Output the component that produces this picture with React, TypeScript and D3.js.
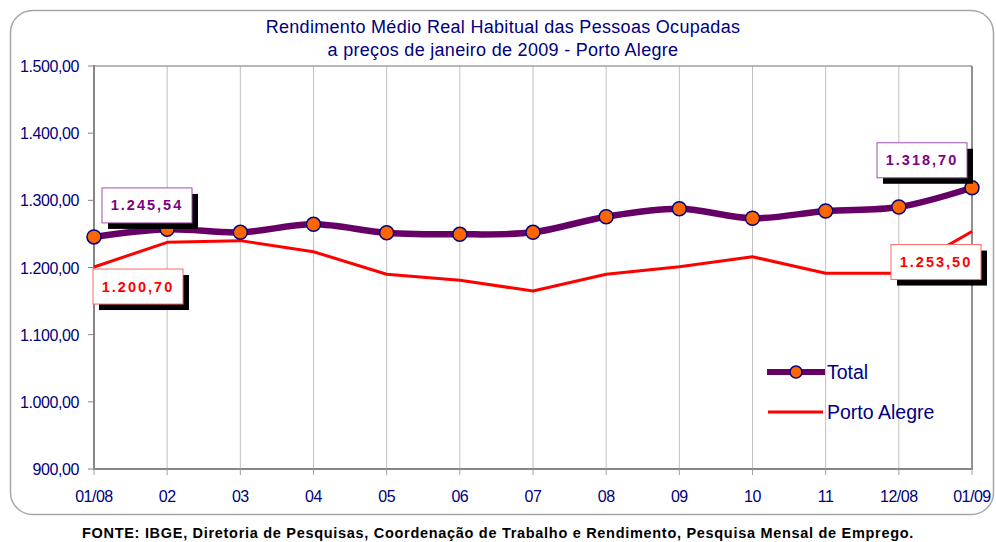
import React from 'react';
import * as d3 from 'd3';

// categories and values
const months = ['01/08', '02', '03', '04', '05', '06', '07', '08', '09', '10', '11', '12/08', '01/09'];
const totalValues = [1245.54, 1256.8, 1252.4, 1264.3, 1251.8, 1249.4, 1252.4, 1275.6, 1287.5, 1273.3, 1284.1, 1290.1, 1318.7];
const portoAlegreValues = [1200.7, 1237.5, 1240.0, 1223.5, 1190.0, 1181.0, 1165.0, 1190.0, 1201.0, 1216.0, 1191.4, 1191.5, 1253.5];
const yTicks = [900, 1000, 1100, 1200, 1300, 1400, 1500];
const titleLines = ['Rendimento Médio Real Habitual das Pessoas Ocupadas', 'a preços de janeiro de 2009 - Porto Alegre'];
const source = 'FONTE: IBGE, Diretoria de Pesquisas, Coordenação de Trabalho e Rendimento, Pesquisa Mensal de Emprego.';

const W = 996;
const H = 542;
const plot = { left: 94, right: 972, top: 66, bottom: 469 };

const NAVY = '#000080';
const PURPLE = '#660066';
const RED = '#FF0000';
const ORANGE = '#FF6600';

const fmt = (v: number) => {
  const [i, d] = v.toFixed(2).split('.');
  return i.replace(/\B(?=(\d{3})+(?!\d))/g, '.') + ',' + d;
};

const Label = ({ x, y, text, color, border }: { x: number; y: number; text: string; color: string; border: string }) => {
  const w = 90;
  const h = 35;
  return (
    <g>
      <rect x={x + 6} y={y + 6} width={w} height={h} fill="#000" />
      <rect x={x} y={y} width={w} height={h} fill="#fff" stroke={border} strokeWidth={1} />
      <text x={x + w / 2} y={y + h / 2 + 5} textAnchor="middle" fill={color}
        style={{ font: 'bold 14.5px "Liberation Sans", Arial, sans-serif', letterSpacing: '2px' }}>
        {text}
      </text>
    </g>
  );
};

export default function App() {
  const x = d3.scalePoint<string>().domain(months).range([plot.left, plot.right]);
  const y = d3.scaleLinear().domain([900, 1500]).range([plot.bottom, plot.top]);

  const totalLine = d3.line<number>()
    .x((_, i) => x(months[i])!)
    .y(d => y(d))
    .curve(d3.curveCatmullRom.alpha(0.5));
  const paLine = d3.line<number>()
    .x((_, i) => x(months[i])!)
    .y(d => y(d));

  const last = months.length - 1;
  const font = '"Liberation Sans", Arial, sans-serif';

  return (
    <svg width={W} height={H} style={{ position: 'absolute', left: 0, top: 0, background: '#fff' }}>
      {/* outer frame */}
      <rect x={10.5} y={10.5} width={983} height={504} rx={22} fill="#fff" stroke="#a6a6a6" strokeWidth={1.5} />

      {/* title */}
      {titleLines.map((t, i) => (
        <text key={i} x={503} y={33 + i * 23} textAnchor="middle" fill={NAVY}
          style={{ font: `18px ${font}`, letterSpacing: '0.3px' }}>{t}</text>
      ))}

      {/* vertical gridlines */}
      {months.map(m => (
        <line key={m} x1={x(m)} x2={x(m)} y1={plot.top} y2={plot.bottom} stroke="#c0c0c0" strokeWidth={1} />
      ))}

      {/* plot frame */}
      <line x1={plot.left} x2={plot.right} y1={plot.top} y2={plot.top} stroke="#a0a0a0" strokeWidth={1.5} />
      <line x1={plot.right} x2={plot.right} y1={plot.top} y2={plot.bottom} stroke="#909090" strokeWidth={2} />
      <line x1={plot.left} x2={plot.right + 1} y1={plot.bottom} y2={plot.bottom} stroke="#868686" strokeWidth={2} />
      <line x1={plot.left} x2={plot.left} y1={plot.top - 1} y2={plot.bottom + 1} stroke="#868686" strokeWidth={2} />

      {/* y ticks and labels */}
      {yTicks.map(t => (
        <g key={t}>
          <line x1={plot.left - 6} x2={plot.left} y1={y(t)} y2={y(t)} stroke="#868686" strokeWidth={1} />
          <text x={79} y={y(t) + 6} textAnchor="end" fill={NAVY}
            style={{ font: `16px ${font}`, letterSpacing: '-0.4px' }}>{fmt(t)}</text>
        </g>
      ))}

      {/* x ticks and labels */}
      {months.map(m => (
        <g key={m}>
          <line x1={x(m)} x2={x(m)} y1={plot.bottom} y2={plot.bottom + 6} stroke="#a0a0a0" strokeWidth={1} />
          <text x={x(m)} y={502} textAnchor="middle" fill={NAVY}
            style={{ font: `16px ${font}`, letterSpacing: '-0.5px' }}>{m}</text>
        </g>
      ))}

      {/* series */}
      <path d={paLine(portoAlegreValues)!} fill="none" stroke={RED} strokeWidth={3} strokeLinejoin="round" />
      <path d={totalLine(totalValues)!} fill="none" stroke={PURPLE} strokeWidth={6.5} strokeLinejoin="round" />
      {totalValues.map((v, i) => (
        <circle key={i} cx={x(months[i])} cy={y(v)} r={7} fill={ORANGE} stroke={NAVY} strokeWidth={1.5} />
      ))}

      {/* data labels */}
      <Label x={x(months[0])! + 8} y={y(totalValues[0]) - 49} text={fmt(totalValues[0])} color="#800080" border="#a050b0" />
      <Label x={x(months[0])! - 1} y={y(portoAlegreValues[0]) + 2} text={fmt(portoAlegreValues[0])} color={RED} border="#ff6666" />
      <Label x={x(months[last])! - 95} y={y(totalValues[last]) - 45} text={fmt(totalValues[last])} color="#800080" border="#a050b0" />
      <Label x={x(months[last])! - 81} y={y(portoAlegreValues[last]) + 13} text={fmt(portoAlegreValues[last])} color={RED} border="#ff6666" />

      {/* legend */}
      <line x1={767} x2={825} y1={372} y2={372} stroke={PURPLE} strokeWidth={6} />
      <circle cx={796} cy={372} r={6} fill={ORANGE} stroke={NAVY} strokeWidth={1.5} />
      <text x={827} y={379} fill={NAVY} style={{ font: `19.5px ${font}` }}>Total</text>
      <line x1={768} x2={823} y1={412} y2={412} stroke={RED} strokeWidth={3} />
      <text x={827} y={419} fill={NAVY} style={{ font: `19.5px ${font}` }}>Porto Alegre</text>

      {/* source */}
      <text x={498} y={538} textAnchor="middle" fill="#000"
        style={{ font: `bold 14.5px ${font}`, letterSpacing: '0.7px' }}>{source}</text>
    </svg>
  );
}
■ ■ ■
Exercise description: Without including any pictures, reproduce the listing exactly.

Answer in full:
Output the component that produces this picture with React, TypeScript and D3.js.
import React from 'react';
import * as d3 from 'd3';

// categories and values
const months = ['01/08', '02', '03', '04', '05', '06', '07', '08', '09', '10', '11', '12/08', '01/09'];
const totalValues = [1245.54, 1256.8, 1252.4, 1264.3, 1251.8, 1249.4, 1252.4, 1275.6, 1287.5, 1273.3, 1284.1, 1290.1, 1318.7];
const portoAlegreValues = [1200.7, 1237.5, 1240.0, 1223.5, 1190.0, 1181.0, 1165.0, 1190.0, 1201.0, 1216.0, 1191.4, 1191.5, 1253.5];
const yTicks = [900, 1000, 1100, 1200, 1300, 1400, 1500];
const titleLines = ['Rendimento Médio Real Habitual das Pessoas Ocupadas', 'a preços de janeiro de 2009 - Porto Alegre'];
const source = 'FONTE: IBGE, Diretoria de Pesquisas, Coordenação de Trabalho e Rendimento, Pesquisa Mensal de Emprego.';

const W = 996;
const H = 542;
const plot = { left: 94, right: 972, top: 66, bottom: 469 };

const NAVY = '#000080';
const PURPLE = '#660066';
const RED = '#FF0000';
const ORANGE = '#FF6600';

const fmt = (v: number) => {
  const [i, d] = v.toFixed(2).split('.');
  return i.replace(/\B(?=(\d{3})+(?!\d))/g, '.') + ',' + d;
};

const Label = ({ x, y, text, color, border }: { x: number; y: number; text: string; color: string; border: string }) => {
  const w = 90;
  const h = 35;
  return (
    <g>
      <rect x={x + 6} y={y + 6} width={w} height={h} fill="#000" />
      <rect x={x} y={y} width={w} height={h} fill="#fff" stroke={border} strokeWidth={1} />
      <text x={x + w / 2} y={y + h / 2 + 5} textAnchor="middle" fill={color}
        style={{ font: 'bold 14.5px "Liberation Sans", Arial, sans-serif', letterSpacing: '2px' }}>
        {text}
      </text>
    </g>
  );
};

export default function App() {
  const x = d3.scalePoint<string>().domain(months).range([plot.left, plot.right]);
  const y = d3.scaleLinear().domain([900, 1500]).range([plot.bottom, plot.top]);

  const totalLine = d3.line<number>()
    .x((_, i) => x(months[i])!)
    .y(d => y(d))
    .curve(d3.curveCatmullRom.alpha(0.5));
  const paLine = d3.line<number>()
    .x((_, i) => x(months[i])!)
    .y(d => y(d));

  const last = months.length - 1;
  const font = '"Liberation Sans", Arial, sans-serif';

  return (
    <svg width={W} height={H} style={{ position: 'absolute', left: 0, top: 0, background: '#fff' }}>
      {/* outer frame */}
      <rect x={10.5} y={10.5} width={983} height={504} rx={22} fill="#fff" stroke="#a6a6a6" strokeWidth={1.5} />

      {/* title */}
      {titleLines.map((t, i) => (
        <text key={i} x={503} y={33 + i * 23} textAnchor="middle" fill={NAVY}
          style={{ font: `18px ${font}`, letterSpacing: '0.3px' }}>{t}</text>
      ))}

      {/* vertical gridlines */}
      {months.map(m => (
        <line key={m} x1={x(m)} x2={x(m)} y1={plot.top} y2={plot.bottom} stroke="#c0c0c0" strokeWidth={1} />
      ))}

      {/* plot frame */}
      <line x1={plot.left} x2={plot.right} y1={plot.top} y2={plot.top} stroke="#a0a0a0" strokeWidth={1.5} />
      <line x1={plot.right} x2={plot.right} y1={plot.top} y2={plot.bottom} stroke="#909090" strokeWidth={2} />
      <line x1={plot.left} x2={plot.right + 1} y1={plot.bottom} y2={plot.bottom} stroke="#868686" strokeWidth={2} />
      <line x1={plot.left} x2={plot.left} y1={plot.top - 1} y2={plot.bottom + 1} stroke="#868686" strokeWidth={2} />

      {/* y ticks and labels */}
      {yTicks.map(t => (
        <g key={t}>
          <line x1={plot.left - 6} x2={plot.left} y1={y(t)} y2={y(t)} stroke="#868686" strokeWidth={1} />
          <text x={79} y={y(t) + 6} textAnchor="end" fill={NAVY}
            style={{ font: `16px ${font}`, letterSpacing: '-0.4px' }}>{fmt(t)}</text>
        </g>
      ))}

      {/* x ticks and labels */}
      {months.map(m => (
        <g key={m}>
          <line x1={x(m)} x2={x(m)} y1={plot.bottom} y2={plot.bottom + 6} stroke="#a0a0a0" strokeWidth={1} />
          <text x={x(m)} y={502} textAnchor="middle" fill={NAVY}
            style={{ font: `16px ${font}`, letterSpacing: '-0.5px' }}>{m}</text>
        </g>
      ))}

      {/* series */}
      <path d={paLine(portoAlegreValues)!} fill="none" stroke={RED} strokeWidth={3} strokeLinejoin="round" />
      <path d={totalLine(totalValues)!} fill="none" stroke={PURPLE} strokeWidth={6.5} strokeLinejoin="round" />
      {totalValues.map((v, i) => (
        <circle key={i} cx={x(months[i])} cy={y(v)} r={7} fill={ORANGE} stroke={NAVY} strokeWidth={1.5} />
      ))}

      {/* data labels */}
      <Label x={x(months[0])! + 8} y={y(totalValues[0]) - 49} text={fmt(totalValues[0])} color="#800080" border="#a050b0" />
      <Label x={x(months[0])! - 1} y={y(portoAlegreValues[0]) + 2} text={fmt(portoAlegreValues[0])} color={RED} border="#ff6666" />
      <Label x={x(months[last])! - 95} y={y(totalValues[last]) - 45} text={fmt(totalValues[last])} color="#800080" border="#a050b0" />
      <Label x={x(months[last])! - 81} y={y(portoAlegreValues[last]) + 13} text={fmt(portoAlegreValues[last])} color={RED} border="#ff6666" />

      {/* legend */}
      <line x1={767} x2={825} y1={372} y2={372} stroke={PURPLE} strokeWidth={6} />
      <circle cx={796} cy={372} r={6} fill={ORANGE} stroke={NAVY} strokeWidth={1.5} />
      <text x={827} y={379} fill={NAVY} style={{ font: `19.5px ${font}` }}>Total</text>
      <line x1={768} x2={823} y1={412} y2={412} stroke={RED} strokeWidth={3} />
      <text x={827} y={419} fill={NAVY} style={{ font: `19.5px ${font}` }}>Porto Alegre</text>

      {/* source */}
      <text x={498} y={538} textAnchor="middle" fill="#000"
        style={{ font: `bold 14.5px ${font}`, letterSpacing: '0.7px' }}>{source}</text>
    </svg>
  );
}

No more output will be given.